Bild: Wie Bilder aus einem Psychohorrorfilm: Pan Daijing auf dem „Jade“-Cov…
Synthieschwaden, die klingen wie ein Hornissenschwarm. Ein geisterhafter
Gesang hebt an, dazwischen ein Fiepen, das fast physisch weh tut. Man
stellt sich dazu fast zwangsläufig Bilder aus einem Psychohorrorfilm vor,
den man sich abends lieber nicht alleine anschauen möchte.
So ungefähr ist die Stimmungslage in der Nummer “Metal“ aus dem neuen Album
der in Berlin lebenden Künstlerin und Musikerin Pan Daijing mit dem Titel
“Jade“. Man kann natürlich einfach nur das Album von vorne bis hinten
durchhören, um dann festzustellen: klingt in der Gesamtheit irgendwie ganz
schön verstörend. Aber da Pan Daijing für jeden der Tracks auf der Platte
ganz unterschiedliche Stilmittel ausgeheckt hat, um ihre insgesamt extrem
klaustrophobische Wirkung zu erzeugen, muss man diese schon auch einzeln
sezieren, um die Wirkmechanismen so im Detail besser verstehen zu können.
Da ist etwa dieser schnarrende Ton eines Kontrabasses in “Dictee“,
begleitet von einer Art Klagegesang. Das ist effektvoller Minimalismus
total.

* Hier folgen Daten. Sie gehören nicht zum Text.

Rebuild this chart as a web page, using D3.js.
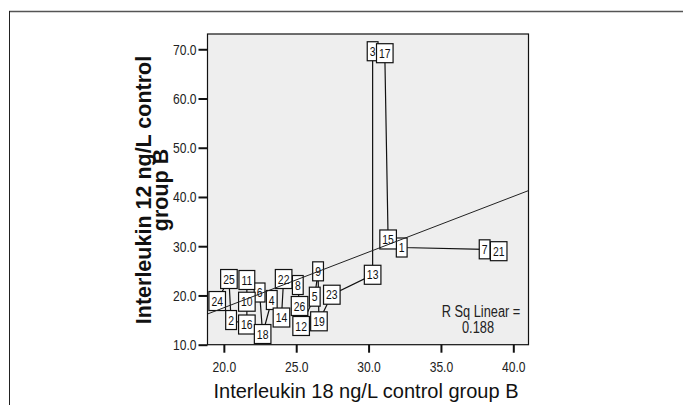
<!DOCTYPE html>
<html>
<head>
<meta charset="utf-8">
<script src="https://cdn.jsdelivr.net/npm/d3@7"></script>
<style>
  body { margin: 0; background: #fff; }
  svg { display: block; }
  text { font-family: "Liberation Sans", Arial, sans-serif; }
</style>
</head>
<body>
<svg id="chart" width="683" height="405"></svg>
<script>
// case numbers and their values
const caseIds = [1, 2, 3, 4, 5, 6, 7, 8, 9, 10, 11, 12, 13, 14, 15, 16, 17, 18, 19, 21, 22, 23, 24, 25, 26]
const il18 = [32.29, 20.50, 30.28, 23.31, 26.28, 22.47, 38.02, 25.11, 26.51, 21.59, 21.59, 25.34, 30.28, 23.98, 31.35, 21.59, 31.12, 22.68, 26.57, 38.99, 24.13, 27.46, 19.54, 20.35, 25.23]
const il12 = [29.74, 15.01, 69.6, 19.08, 19.75, 20.6, 29.37, 22.12, 24.9, 18.73, 23.14, 13.8, 24.2, 15.52, 31.37, 14.1, 69.2, 12.17, 14.75, 28.99, 23.34, 20.15, 18.87, 23.34, 17.86]

const xTicks = [20, 25, 30, 35, 40]
const yTicks = [10, 20, 30, 40, 50, 60, 70]

// linear fit shown in the picture
const fitIntercept = -5.09
const fitSlope = 1.130
const rSq = 0.188

const plot = ({left: 207.5, right: 528.5, top: 34, bottom: 344.7})
const narrowK = 0.8

// squeeze text like a narrow face (no narrow font installed)
function squeeze(sel, k) {
    sel.each(function () {
        const len = this.getComputedTextLength()
        d3.select(this)
            .attr("textLength", len * k)
            .attr("lengthAdjust", "spacingAndGlyphs")
    })
}

const x = d3.scaleLinear()
    .domain([18.87, 41.05])
    .range([plot.left, plot.right])

const y = d3.scaleLinear()
    .domain([10, 73.1])
    .range([plot.bottom, plot.top])

const svg = d3.select("#chart")

// outer frame
svg.append("line")
    .attr("x1", 9).attr("x2", 683).attr("y1", 11.5).attr("y2", 11.5)
    .attr("stroke", "#555").attr("stroke-width", 1.5)
svg.append("line")
    .attr("x1", 9.5).attr("x2", 9.5).attr("y1", 11).attr("y2", 405)
    .attr("stroke", "#222").attr("stroke-width", 1)

// plot background
svg.append("rect")
    .attr("x", plot.left)
    .attr("y", plot.top)
    .attr("width", plot.right - plot.left)
    .attr("height", plot.bottom - plot.top)
    .attr("fill", "#eeeeee")

const points = caseIds.map((id, i) => ({id: id, x: il18[i], y: il12[i]}))

// interpolation line, points taken in order of x
const ordered = points.slice().sort((a, b) => a.x - b.x || a.y - b.y)
const line = d3.line()
    .x(d => x(d.x))
    .y(d => y(d.y))

svg.append("path")
    .datum(ordered)
    .attr("d", line)
    .attr("fill", "none")
    .attr("stroke", "#111")
    .attr("stroke-width", 1.2)

// case labels
const labels = svg.append("g")
    .selectAll("g")
    .data(points)
    .join("g")
        .attr("transform", d => `translate(${x(d.x)}, ${y(d.y)})`)

labels.append("rect")
    .attr("fill", "#fff")
    .attr("stroke", "#111")
    .attr("stroke-width", 1.2)

labels.append("text")
    .text(d => d.id)
    .attr("text-anchor", "middle")
    .attr("dy", "0.36em")
    .attr("font-size", 13)
    .attr("fill", "#111")
    .call(squeeze, narrowK)

labels.each(function () {
    const g = d3.select(this)
    const w = +g.select("text").attr("textLength") + 5
    g.select("rect")
        .attr("x", -w / 2)
        .attr("y", -9.5)
        .attr("width", w)
        .attr("height", 19)
})

// fit line, over the labels
svg.append("line")
    .attr("x1", x(18.87))
    .attr("y1", y(fitIntercept + fitSlope * 18.87))
    .attr("x2", x(41.05))
    .attr("y2", y(fitIntercept + fitSlope * 41.05))
    .attr("stroke", "#222")
    .attr("stroke-width", 1)

// plot border
svg.append("rect")
    .attr("x", plot.left)
    .attr("y", plot.top)
    .attr("width", plot.right - plot.left)
    .attr("height", plot.bottom - plot.top)
    .attr("fill", "none")
    .attr("stroke", "#111")
    .attr("stroke-width", 1.2)

// R squared note
svg.append("text")
    .text("R Sq Linear =")
    .attr("x", 481).attr("y", 317)
    .attr("text-anchor", "middle")
    .attr("font-size", 16)
    .attr("fill", "#222")
    .call(squeeze, narrowK)
svg.append("text")
    .text(d3.format(".3f")(rSq))
    .attr("x", 478).attr("y", 333)
    .attr("text-anchor", "middle")
    .attr("font-size", 16)
    .attr("fill", "#222")
    .call(squeeze, narrowK)

// axes
const xAxis = svg.append("g")
    .attr("transform", `translate(0, ${plot.bottom})`)
    .call(d3.axisBottom(x).tickValues(xTicks).tickFormat(d3.format(".1f")).tickSize(8).tickPadding(8))
const yAxis = svg.append("g")
    .attr("transform", `translate(${plot.left}, 0)`)
    .call(d3.axisLeft(y).tickValues(yTicks).tickFormat(d3.format(".1f")).tickSize(9).tickPadding(2))

for (const ax of [xAxis, yAxis]) {
    ax.attr("font-family", null)
    ax.select(".domain").remove()
    ax.selectAll(".tick line").attr("stroke", "#111").attr("stroke-width", 2)
    ax.selectAll(".tick text")
        .attr("font-size", 15.5)
        .attr("fill", "#222")
        .call(squeeze, 0.78)
}

// axis titles
svg.append("text")
    .text("Interleukin 18 ng/L control group B")
    .attr("x", (plot.left + plot.right) / 2 - 2)
    .attr("y", 398)
    .attr("text-anchor", "middle")
    .attr("font-size", 20)
    .attr("fill", "#111")

const yTitle = svg.append("g")
    .attr("transform", "translate(151, 190) rotate(-90)")
    .attr("text-anchor", "middle")
    .attr("font-weight", "bold")
    .attr("font-size", 21.5)
    .attr("fill", "#111")
yTitle.append("text").attr("x", 0).attr("y", 0).text("Interleukin 12 ng/L control")
yTitle.append("text").attr("x", 0).attr("y", 17).text("group B")
</script>
</body>
</html>
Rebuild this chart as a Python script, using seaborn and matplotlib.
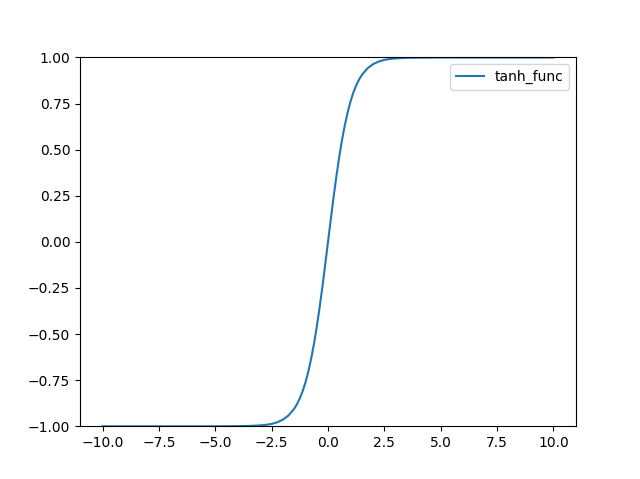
import matplotlib
matplotlib.use("Agg")
import matplotlib.pyplot as plt
import seaborn as sns

# points
x_vals = [-10.0, -6.0, -5.0, -4.0, -3.5, -3.0, -2.75, -2.5, -2.25, -2.0, -1.75, -1.5,
          -1.375, -1.25, -1.125, -1.0, -0.875, -0.75, -0.625, -0.5, -0.375, -0.25, -0.125,
          0.0, 0.125, 0.25, 0.375, 0.5, 0.625, 0.75, 0.875, 1.0, 1.125, 1.25, 1.375, 1.5,
          1.75, 2.0, 2.25, 2.5, 2.75, 3.0, 3.5, 4.0, 5.0, 6.0, 10.0]
y_vals = [-1.0, -1.0, -1.0, -0.999, -0.998, -0.995, -0.992, -0.987, -0.978, -0.964, -0.941, -0.905,
          -0.880, -0.848, -0.810, -0.762, -0.704, -0.635, -0.555, -0.462, -0.358, -0.245, -0.124,
          0.0, 0.124, 0.245, 0.358, 0.462, 0.555, 0.635, 0.704, 0.762, 0.810, 0.848, 0.880, 0.905,
          0.941, 0.964, 0.978, 0.987, 0.992, 0.995, 0.998, 0.999, 1.0, 1.0, 1.0]
series_name = "tanh_func"

plt.rcParams.update(matplotlib.rcParamsDefault)
fig, ax = plt.subplots(figsize=(6.4, 4.79), dpi=100)
sns.lineplot(x=x_vals, y=y_vals, ax=ax, label=series_name, color="#1f77b4", linewidth=1.5)
ax.set_ylim(-1.0, 1.0)
ax.legend(loc="upper right")
fig.savefig("out.png", dpi=100)
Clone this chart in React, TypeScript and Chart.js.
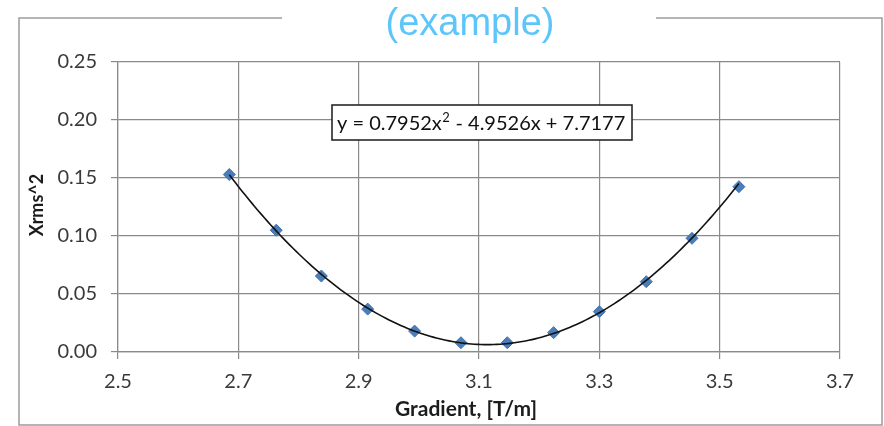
import React, { useEffect, useRef } from "react";
import { Chart, registerables } from "chart.js";

Chart.register(...registerables);

// Measured points: magnet gradient vs. squared RMS size
const gradient = [2.685, 2.763, 2.838, 2.915, 2.993, 3.07, 3.147, 3.224, 3.3, 3.378, 3.454, 3.532];
const xrms2 = [0.153, 0.105, 0.0655, 0.037, 0.018, 0.008, 0.008, 0.0167, 0.0348, 0.0606, 0.098, 0.1425];

// Quadratic trendline coefficients: y = a·x² + b·x + c
const trendCoeffs = [0.7952, -4.9526, 7.7177];

const xTicks = [2.5, 2.7, 2.9, 3.1, 3.3, 3.5, 3.7];
const yTicks = [0, 0.05, 0.1, 0.15, 0.2, 0.25];

const titleText = "(example)";
const xTitle = "Gradient, [T/m]";
const yTitle = "Xrms^2";

const W = 884;
const H = 426;
const FONT = "Lato, 'Open Sans', sans-serif";
const GRID = "#8a8a8a";

function trendValue(x: number): number {
  const [a, b, c] = trendCoeffs;
  return a * x * x + b * x + c;
}

// Sample the fitted curve across the measured range
function trendPoints() {
  const x0 = gradient[0];
  const x1 = gradient[gradient.length - 1];
  const n = 160;
  const pts: { x: number; y: number }[] = [];
  for (let i = 0; i <= n; i++) {
    const x = x0 + ((x1 - x0) * i) / n;
    pts.push({ x, y: trendValue(x) });
  }
  return pts;
}

const decorPlugin = {
  id: "decor",
  beforeDraw(chart: Chart) {
    const ctx = chart.ctx;
    ctx.save();
    ctx.fillStyle = "#ffffff";
    ctx.fillRect(0, 0, W, H);
    // outer frame, open at the top where the heading sits
    ctx.strokeStyle = "#9c9c9c";
    ctx.lineWidth = 1.5;
    ctx.beginPath();
    ctx.moveTo(282, 18);
    ctx.lineTo(19, 18);
    ctx.lineTo(19, 425);
    ctx.lineTo(882, 425);
    ctx.lineTo(882, 18);
    ctx.lineTo(656, 18);
    ctx.stroke();
    ctx.restore();
  },
  afterDraw(chart: Chart) {
    const ctx = chart.ctx;
    ctx.save();

    // heading
    ctx.fillStyle = "#5cc6fb";
    ctx.font = "38px 'Liberation Sans', Arial, sans-serif";
    ctx.textAlign = "center";
    ctx.textBaseline = "alphabetic";
    ctx.fillText(titleText, 470, 35);

    // axis titles
    ctx.fillStyle = "#1c1c1c";
    ctx.font = `bold 21px ${FONT}`;
    ctx.textBaseline = "middle";
    ctx.fillText(xTitle, 466, 409);
    ctx.font = `bold 18px ${FONT}`;
    ctx.save();
    ctx.translate(37, 205);
    ctx.rotate(-Math.PI / 2);
    ctx.fillText(yTitle, 0, 0);
    ctx.restore();

    // trendline equation box
    const [a, b, c] = trendCoeffs;
    const bx = 332, by = 105, bw = 300, bh = 35;
    ctx.fillStyle = "#ffffff";
    ctx.fillRect(bx, by, bw, bh);
    ctx.strokeStyle = "#1a1a1a";
    ctx.lineWidth = 1.5;
    ctx.strokeRect(bx, by, bw, bh);

    const part1 = `y = ${a.toFixed(4)}x`;
    const sup = "2";
    const part2 = ` ${b < 0 ? "-" : "+"} ${Math.abs(b).toFixed(4)}x ${c < 0 ? "-" : "+"} ${Math.abs(c).toFixed(4)}`;
    const base = by + bh / 2 + 7;
    ctx.textAlign = "left";
    ctx.textBaseline = "alphabetic";
    ctx.fillStyle = "#111111";
    ctx.font = `20px ${FONT}`;
    let tx = 337;
    ctx.fillText(part1, tx, base);
    tx += ctx.measureText(part1).width;
    ctx.font = `13px ${FONT}`;
    ctx.fillText(sup, tx + 0.5, base - 8);
    tx += ctx.measureText(sup).width + 1;
    ctx.font = `20px ${FONT}`;
    ctx.fillText(part2, tx, base);

    ctx.restore();
  },
};

export default function App() {
  const ref = useRef<HTMLCanvasElement>(null);

  useEffect(() => {
    const canvas = ref.current;
    if (!canvas) return;
    const chart = new Chart(canvas, {
      type: "scatter",
      data: {
        datasets: [
          {
            label: "Poly. fit",
            data: trendPoints(),
            showLine: true,
            borderColor: "#111111",
            borderWidth: 1.6,
            pointRadius: 0,
            pointHoverRadius: 0,
            tension: 0,
            order: 0,
          },
          {
            label: "Xrms^2",
            data: gradient.map((x, i) => ({ x, y: xrms2[i] })),
            pointStyle: "rectRot",
            pointRadius: 6,
            pointBackgroundColor: "#4a7ebb",
            pointBorderColor: "#3f72b0",
            pointBorderWidth: 1,
            showLine: false,
            order: 1,
          },
        ],
      },
      options: {
        responsive: false,
        animation: false,
        devicePixelRatio: 1,
        layout: { padding: { left: 0, top: 62, right: 44, bottom: 0 } },
        plugins: {
          legend: { display: false },
          tooltip: { enabled: false },
          title: { display: false },
        },
        scales: {
          x: {
            type: "linear",
            min: 2.5,
            max: 3.7,
            afterBuildTicks: (s: any) => {
              s.ticks = xTicks.map((v) => ({ value: v }));
            },
            afterFit: (s: any) => {
              s.height = 74;
            },
            ticks: {
              callback: (v: any) => Number(v).toFixed(1),
              font: { family: FONT, size: 20 },
              color: "#3a3a3a",
              padding: 11,
              maxRotation: 0,
            },
            grid: { color: GRID, lineWidth: 1.2, tickLength: 7, drawTicks: true },
            border: { color: GRID, width: 1.2 },
          },
          y: {
            type: "linear",
            min: 0,
            max: 0.25,
            afterBuildTicks: (s: any) => {
              s.ticks = yTicks.map((v) => ({ value: v }));
            },
            afterFit: (s: any) => {
              s.width = 118;
            },
            ticks: {
              callback: (v: any) => Number(v).toFixed(2),
              font: { family: FONT, size: 20 },
              color: "#3a3a3a",
              padding: 14,
            },
            grid: { color: GRID, lineWidth: 1.2, tickLength: 7, drawTicks: true },
            border: { color: GRID, width: 1.2 },
          },
        },
      },
      plugins: [decorPlugin],
    });
    return () => chart.destroy();
  }, []);

  return (
    <div style={{ position: "fixed", left: 0, top: 0, width: W, height: H, background: "#fff" }}>
      <canvas ref={ref} width={W} height={H} style={{ display: "block", width: W, height: H }} />
    </div>
  );
}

Am Ende kommen in dem Stück noch diese schabenden Geräusche, und
dann verweht das Ganze im Nichts. Oder aber “Let“ mit seinem pianoartigen
Geklimper, hier begleitet von einem Sprechgesang: irgendwann pulst das
Stück vor sich hin. Man muss die Nummer gleich noch einmal hören, um
genauer nachvollziehen zu können, wie und ab wann denn nun aus einem
Klimpern ein Pulsieren wurde.
Bereits Pan Daijings erste Platte für das in Berlin ansässige
Experimental-Label Pan vor vier Jahren war ein echter Hit der postmodernen
Noise-Musik. Die junge Musikerin aus Guiyang, einer Stadt im Südwesten
Chinas, in der fast fünf Millionen Menschen leben und von der man hier
vorher wahrscheinlich trotzdem noch nie gehört hatte, legte mit “Lack“ ein
[1][düster dräuendes Meisterwerk vor]. Beeindruckend überführte sie hier
den klassischen ultrarohen Industrialsound der frühen Achtziger in eine Art
Kunstmusik der Gegenwart. Trotz der Rückgriffe war hier nichts retro,
sondern alles absolut zeitgemäß. Akustischer Soundterror, der eine
Schönheit wie ein bunter Schmetterling entfaltete. Schillernd und nicht nur
grau wie im Proto-Industrial.
Es folgten Auftragsarbeiten für Kunstinstitutionen und Pan Daijing machte
sich einen Namen als Performance-Artist. Weil nach der Platte so viel
passierte in ihrer Karriere, brauchte es nun wahrscheinlich auch die langen
vier Jahre, um mit einem neuen Album nachzulegen.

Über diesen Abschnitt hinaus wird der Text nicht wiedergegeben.